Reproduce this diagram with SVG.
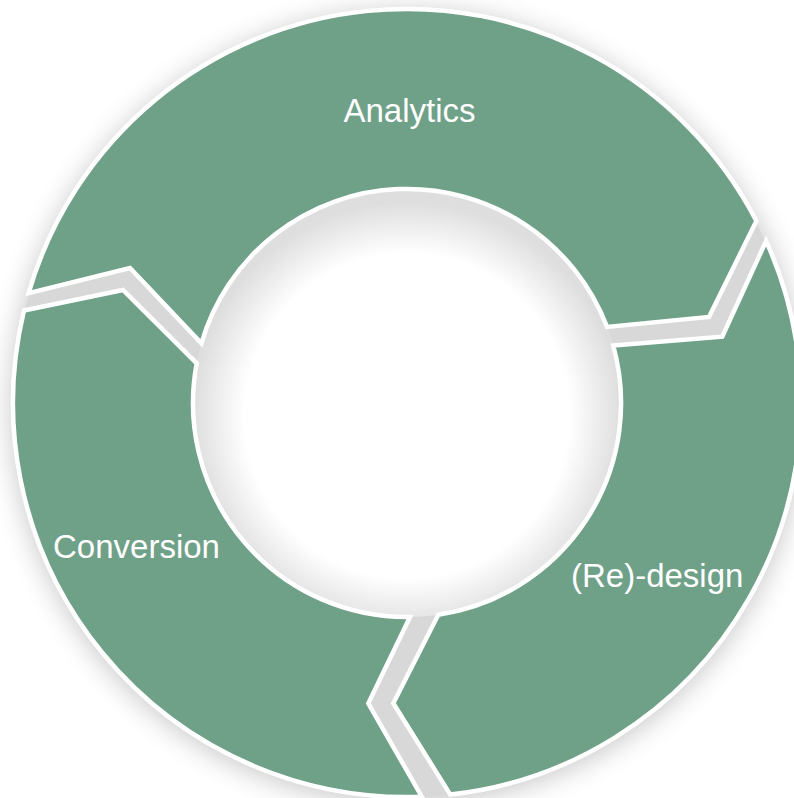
<svg xmlns="http://www.w3.org/2000/svg" width="794" height="798" viewBox="0 0 794 798">
  <defs>
    <filter id="shadow" x="-20%" y="-20%" width="140%" height="140%">
      <feGaussianBlur stdDeviation="14"/>
    </filter>
    <radialGradient id="innerGrad" cx="50%" cy="53%" r="50%">
      <stop offset="0%" stop-color="#ffffff"/>
      <stop offset="76%" stop-color="#ffffff"/>
      <stop offset="100%" stop-color="#dedede"/>
    </radialGradient>
    <style>
      .seg { fill: #6fa088; stroke: #ffffff; stroke-width: 4.5; stroke-linejoin: miter; }
      .lbl { fill: #ffffff; font-family: "Liberation Sans", Arial, Helvetica, sans-serif; font-size: 33px; }
    </style>
  </defs>

  <rect x="0" y="0" width="794" height="798" fill="#ffffff"/>

  <g id="backdrop">
    <circle cx="407" cy="407" r="396" fill="#000000" opacity="0.22" filter="url(#shadow)"/>
    <circle cx="407" cy="403" r="393" fill="#d8d8d8"/>
    <circle cx="407" cy="403" r="214" fill="url(#innerGrad)"/>
  </g>

  <g id="node-analytics">
    <path class="seg" d="M 28.6 293.1 A 394 394 0 0 1 756.4 220.9 L 709 317 L 607 326.9 A 214 214 0 0 0 201.4 343.4 L 130 268 Z"/>
    <text class="lbl" x="409.5" y="122" text-anchor="middle">Analytics</text>
  </g>

  <g id="node-redesign">
    <path class="seg" d="M 766.1 241 A 394 394 0 0 1 450.3 794.6 L 393.3 703.3 L 438.3 614.7 A 214 214 0 0 0 613.2 345.5 L 722.3 336.7 Z"/>
    <text class="lbl" x="571" y="587">(Re)-design</text>
  </g>

  <g id="node-conversion">
    <path class="seg" d="M 421.8 796.7 A 394 394 0 0 1 24 310.5 L 123 290 L 196.7 363.3 A 214 214 0 0 0 410 617 L 368.3 703.3 Z"/>
    <text class="lbl" x="53" y="558">Conversion</text>
  </g>
</svg>
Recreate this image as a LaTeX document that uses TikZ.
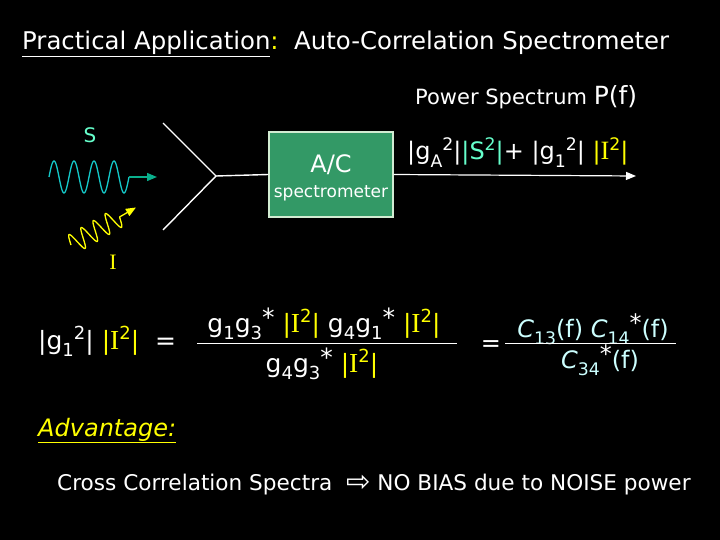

Written instruction: Search the lines above for the string "this", then show every one that has it.

Complete output:
Reproduce this diagram with SVG.
Recreate this image as a LaTeX document that uses TikZ.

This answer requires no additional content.